I have not done statistics on that but IMO the lower the level, the bigger the influence of OBP. In mlb it is still very important but the higher you get the bigger the role of power becomes while in youth baseball many guys who make it to first score anyway even without extra base hits because defenses and batteries are worse at holding runners at first and making the third out before the guy gets to scoring position (errors, wild pitches, stolen bases..,).

At higher level you usually won’t string together 2 walks and two hits so you need some power to score that one walk or hit from first.

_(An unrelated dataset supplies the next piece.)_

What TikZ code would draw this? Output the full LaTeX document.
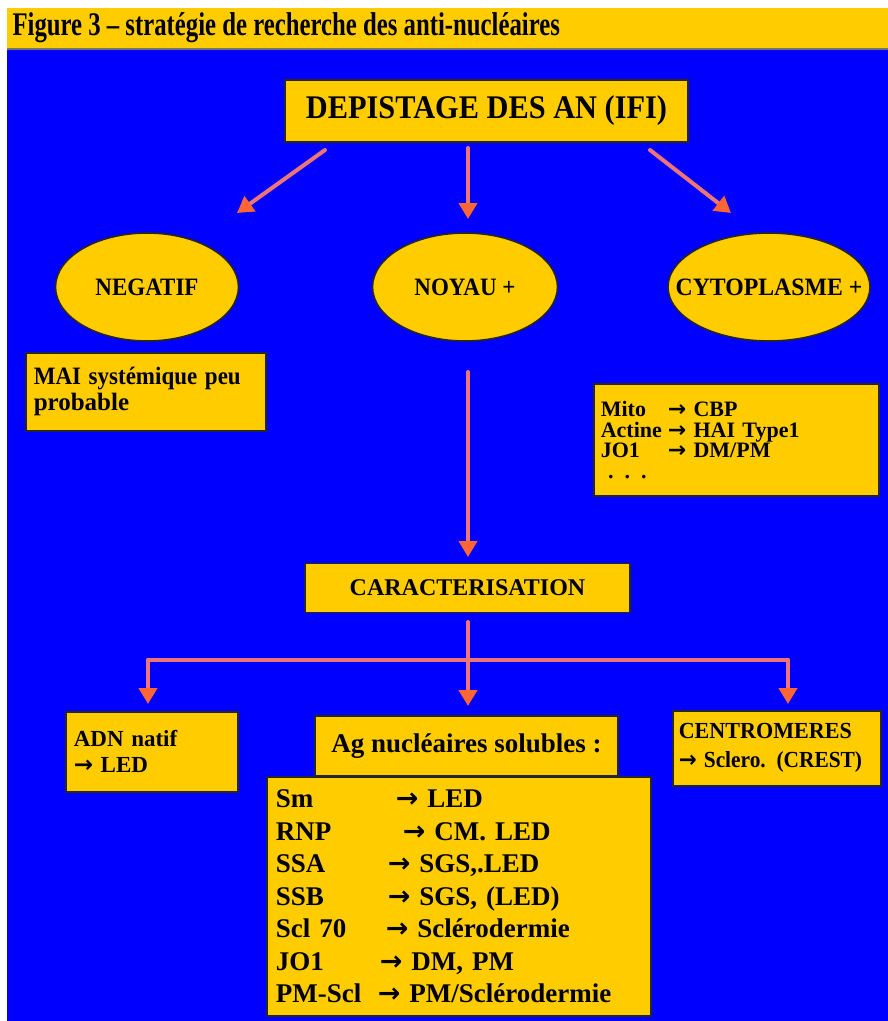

College baseball is of course not hs ball and pretty good itself but could see the power to obp ratio a little more in favor of OBP than in pro ball.

That is just my observation from watching amateur ball, it would need to be tested.

Beau Horan

I love the decision to include pictures in your article. Really brings your ideas to life! How did you manage to fit screenshots in the post?

Brad McKay

Nice idea! A constant area of debate in amateur ball is the extent to which analysis of MLB data is applicable at lower levels.

As Corey mentions, R-squared tells you the percentage of variability in runs scored that can be explained by OBP, but it doesn’t tell you how much an increase in OBP will increase run scoring.

I’m interested in this question so I did a quick follow up: I looked at 2017 MLB team runs scored and OBP and ran the regression. Since runs scored is a counting stat while OBP is a rate stat, this analysis is never going to be perfect, but just to get a ball park idea I converted the MLB runs totals to a 62 game schedule.

Interestingly, the slope of the line (the impact of OBP on run scoring) is steeper in college ball than in the MLB. The MLB slope was 2051.6 while in college it was 3537… those numbers are weird to interpret and probably very sensitive to the accuracy of my games played estimate of 62. But my guess is OBP is either equally important or (more likely) more important in the college game.